José Maria Vasconcelos
Cronista,
josemaria001@hotmail.com
Enquanto
aguardava o início da missa das 18 horas, na igreja de Fátima,
sentei-me no banco morno da pracinha. Comecei a ler um texto de
renomado cronista. A princípio, a matéria pouco me atraía, por se
tratar de violência e execução, tema exaustivo dos noticiários.
A
crueldade não escolhe vítimas. Mata-se com requintes de
perversidade, queima-se jovem dentista, atira-se em crianças,
acidenta-se um ciclista, decepando-lhe o braço, que é lançado no
esgoto aberto. Aquela crônica, porém, abordava um servo de Deus,
bispo de reconhecida pastoral.
Bofetadas,
tortura, execução. Pouco importa a notícia. A opinião pública
acostumou-se a conviver com carrascos e bandidos em cada esquina. E,
como essa gente má, a sociedade perde, também, a sensibilidade às
tragédias, esquecendo-as em seguida. Assaltos, sequestros, estupros,
pedofilia, assassinatos em família, corriqueiros como o pão nosso
de cada dia. O "crime da doméstica", anos 70, assombrou
Teresina durante longo tempo. Hoje, tudo se transforma em lapsos de
memória.
A
execução de um bispo parece não sensibilizar mais a sociedade, já
acostumada à perversa violência urbana. Eu já tinha lido relatos
de assassinatos de padres, freiras, bispos e pastores, que chocaram o
país. Dom Frei Vital, bispo de Olinda na segunda metade do século
19, morto em suposto envenenamento. Dom Expedito Lopes, bispo de
Oeiras-PI, depois Garanhuns-PE, na década de 1950, assassinado a
tiros pelo padre Ozanan. A emoção coletiva, na época, chegava a
histeria.
A
sociedade acostumou-se a não reagir a fortes reações do sofrimento
do próximo. Nem mesmo de um prelado da Igreja? O cronista, porém,
desabafa forte comoção ao se reportar às agruras de um prelado
antes de morrer: "Não saberia encontrar palavras para
descrever...O diabo entrou e fundou o reino dos infernos..."
O
reino do diabo não é de agora. Vem desde o princípio do mundo. Por
isso, nada de esmorecer no exercício do bem. O mundo do mal não
aceita convivência com as pessoas do bem. Jesus Cristo adverte: "Vós
não sois deste mundo, por isso o mundo vos odeia." Nessas
alturas, você morre de curiosidade sobre trágico fim do bispo.

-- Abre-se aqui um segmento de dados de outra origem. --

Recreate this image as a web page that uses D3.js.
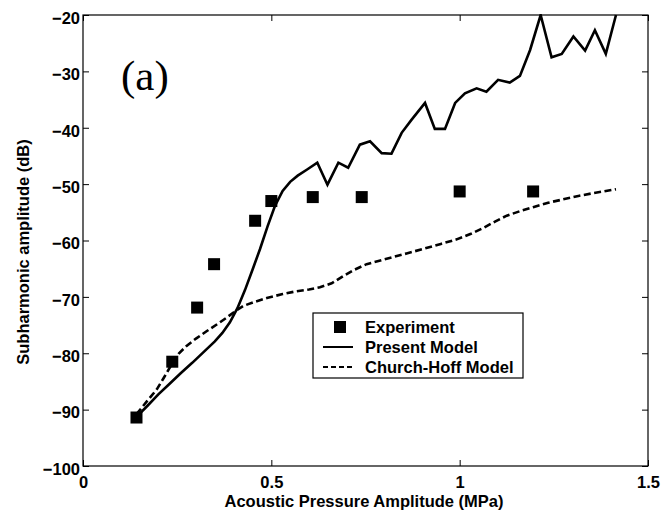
<!DOCTYPE html>
<html>
<head>
<meta charset="utf-8">
<script src="https://cdn.jsdelivr.net/npm/d3@7"></script>
<style>
  html, body { margin: 0; padding: 0; background: #fff; }
  svg { display: block; }
  text { font-family: "Liberation Sans", Arial, sans-serif; fill: #000; }
</style>
</head>
<body>
<svg id="chart" width="663" height="519"></svg>
<script>
// ---- data ----
const xTicks = [0, 0.5, 1, 1.5];
const xTickLabels = ["0", "0.5", "1", "1.5"];
const yTicks = [-100, -90, -80, -70, -60, -50, -40, -30, -20];

const expX = [0.142, 0.237, 0.303, 0.348, 0.457, 0.50, 0.61, 0.74, 1.0, 1.195];
const expY = [-91.4, -81.5, -71.9, -64.2, -56.5, -53.0, -52.3, -52.3, -51.3, -51.3];

const presentX = [0.142, 0.17, 0.2, 0.23, 0.26, 0.29, 0.32, 0.35, 0.37, 0.39, 0.41, 0.43, 0.45, 0.47, 0.49, 0.51, 0.53, 0.55, 0.57, 0.595, 0.622, 0.649, 0.678, 0.704, 0.735, 0.762, 0.793, 0.819, 0.846, 0.872, 0.908, 0.934, 0.961, 0.988, 1.014, 1.045, 1.071, 1.102, 1.133, 1.16, 1.187, 1.215, 1.244, 1.271, 1.302, 1.333, 1.359, 1.388, 1.415];
const presentY = [-91.3, -89.4, -87.3, -85.4, -83.5, -81.7, -79.8, -77.9, -76.4, -74.5, -72.0, -68.8, -65.2, -61.5, -57.5, -53.8, -51.2, -49.6, -48.5, -47.4, -46.2, -50.1, -46.2, -47.1, -43.0, -42.4, -44.5, -44.6, -40.9, -38.6, -35.6, -40.2, -40.2, -35.6, -33.9, -33.0, -33.6, -31.5, -32.0, -30.8, -26.2, -20.0, -27.5, -26.9, -23.8, -26.3, -22.7, -26.9, -20.0];

const churchX = [0.142, 0.17, 0.196, 0.215, 0.235, 0.255, 0.275, 0.3, 0.328, 0.355, 0.381, 0.405, 0.426, 0.455, 0.488, 0.53, 0.567, 0.6, 0.629, 0.66, 0.691, 0.72, 0.753, 0.797, 0.859, 0.903, 0.95, 0.992, 1.03, 1.062, 1.095, 1.125, 1.16, 1.195, 1.235, 1.275, 1.315, 1.355, 1.415];
const churchY = [-90.8, -88.5, -86.4, -84.3, -82.0, -80.0, -78.7, -77.4, -76.1, -74.9, -73.7, -72.5, -71.6, -70.9, -70.2, -69.5, -69.0, -68.7, -68.3, -67.6, -66.3, -65.2, -64.2, -63.4, -62.3, -61.5, -60.6, -59.8, -58.8, -57.8, -56.6, -55.6, -54.8, -54.1, -53.3, -52.7, -52.1, -51.6, -50.9];

const legendLabels = ["Experiment", "Present Model", "Church-Hoff Model"];

// ---- layout ----
const svg = d3.select("#chart");
const m = { left: 83, top: 15, right: 15, bottom: 53 };
const W = 663 - m.left - m.right;   // 565
const H = 519 - m.top - m.bottom;   // 451

const x = d3.scaleLinear().domain([0, 1.5]).range([0, W]);
const y = d3.scaleLinear().domain([-100, -20]).range([H, 0]);

const g = svg.append("g").attr("transform", `translate(${m.left},${m.top})`);

svg.append("defs").append("clipPath").attr("id", "clip")
  .append("rect").attr("x", 0).attr("y", -1).attr("width", W).attr("height", H + 1);

const tickLen = 6;
const fontSize = "16.5px";
const xAxis = d3.axisBottom(x).tickValues(xTicks).tickFormat((d, i) => xTickLabels[i])
  .tickSizeInner(-tickLen).tickSizeOuter(0).tickPadding(10);
const yAxis = d3.axisLeft(y).tickValues(yTicks).tickFormat(d3.format("d"))
  .tickSizeInner(-tickLen).tickSizeOuter(0).tickPadding(3);

const gx = g.append("g").attr("transform", `translate(0,${H})`).call(xAxis);
const gy = g.append("g").call(yAxis);
g.append("g").call(d3.axisTop(x).tickValues(xTicks).tickFormat("").tickSizeInner(-tickLen).tickSizeOuter(0));
g.append("g").attr("transform", `translate(${W},0)`).call(d3.axisRight(y).tickValues(yTicks).tickFormat("").tickSizeInner(-tickLen).tickSizeOuter(0));

svg.selectAll(".domain").remove();
svg.selectAll(".tick line").attr("stroke", "#000").attr("stroke-width", 1);
gx.selectAll("text").style("font-size", fontSize).style("font-weight", "bold").attr("fill", "#000");
gy.selectAll("text").style("font-size", fontSize).style("font-weight", "bold").attr("fill", "#000")
  .attr("dy", "0.5em");

g.append("rect").attr("x", 0).attr("y", 0).attr("width", W).attr("height", H)
  .attr("fill", "none").attr("stroke", "#000").attr("stroke-width", 1.2);

const plot = g.append("g").attr("clip-path", "url(#clip)");
const line = d3.line().x(d => x(d[0])).y(d => y(d[1]));
const presentData = presentX.map((v, i) => [v, presentY[i]]);
const churchData = churchX.map((v, i) => [v, churchY[i]]);

plot.append("path").datum(churchData).attr("d", line)
  .attr("fill", "none").attr("stroke", "#000").attr("stroke-width", 2.6)
  .attr("stroke-dasharray", "7,3.5");
plot.append("path").datum(presentData).attr("d", line)
  .attr("fill", "none").attr("stroke", "#000").attr("stroke-width", 2.6)
  .attr("stroke-linejoin", "miter");

const sq = 12;
plot.selectAll("rect.exp").data(expX.map((v, i) => [v, expY[i]])).enter()
  .append("rect").attr("class", "exp")
  .attr("x", d => x(d[0]) - sq / 2).attr("y", d => y(d[1]) - sq / 2)
  .attr("width", sq).attr("height", sq).attr("fill", "#000");

svg.append("text").attr("x", 121).attr("y", 90)
  .style("font-family", "'Liberation Serif', 'Times New Roman', serif")
  .style("font-size", "43px").text("(a)");

svg.append("text").attr("x", 364).attr("y", 507).attr("text-anchor", "middle")
  .style("font-size", fontSize).style("font-weight", "bold")
  .text("Acoustic Pressure Amplitude (MPa)");
svg.append("text").attr("transform", "translate(29,252) rotate(-90)").attr("text-anchor", "middle")
  .style("font-size", fontSize).style("font-weight", "bold")
  .text("Subharmonic amplitude (dB)");

const lg = svg.append("g").attr("transform", "translate(313,313)");
lg.append("rect").attr("x", 0).attr("y", 0).attr("width", 210).attr("height", 65)
  .attr("fill", "#fff").attr("stroke", "#000").attr("stroke-width", 1.2);
const rowY = [14, 34, 54];
lg.append("rect").attr("x", 27 - sq / 2).attr("y", rowY[0] - sq / 2).attr("width", sq).attr("height", sq).attr("fill", "#000");
lg.append("line").attr("x1", 10).attr("x2", 40).attr("y1", rowY[1]).attr("y2", rowY[1])
  .attr("stroke", "#000").attr("stroke-width", 2);
lg.append("line").attr("x1", 10).attr("x2", 40).attr("y1", rowY[2]).attr("y2", rowY[2])
  .attr("stroke", "#000").attr("stroke-width", 2).attr("stroke-dasharray", "5,3");
lg.selectAll("text.lab").data(legendLabels).enter().append("text").attr("class", "lab")
  .attr("x", 52).attr("y", (d, i) => rowY[i]).attr("dy", "0.36em")
  .style("font-size", fontSize).style("font-weight", "bold")
  .text(d => d);
</script>
</body>
</html>
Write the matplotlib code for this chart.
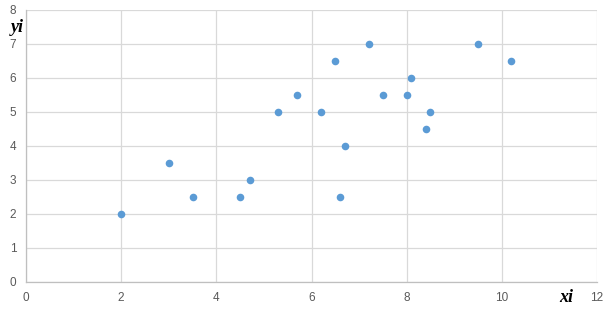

Engaiolei você até agora, mas liberte-se: a crônica foi produzida
por Eusébio, bispo de Cesareia, Israel, século terceiro da era
cristã. O autor descreve a heroica convivência dos cristãos de
Lion, França, com a violência daquela cidade: "Foram batidos e
insultados... esbofetearam o bispo Pontino, de 90 anos, meteram-no
numa cela fétida superlotada, vindo a morrer dois dias depois...
pessoas sofreram lâminas ardentes nas partes íntimas... suas carnes
estavam inchadas... os carrascos recomeçavam a sessão de tortura...
pés violentamente separados por uma trave... chamavam-nos de
velhacos e sujos... fizeram-nos sentar em cadeira de ferro ardente...
sentia-se o cheiro de gordura queimada que subia das carnes
tostadas... abusaram sexualmente da jovem Blandina, a fim de
arrancar-lhe confissão..."
Levantei-me
do banco escaldante da pracinha, incômodo infinitamente inferior ao
dos irmãos de Lion, aos cidadãos de bem, hoje.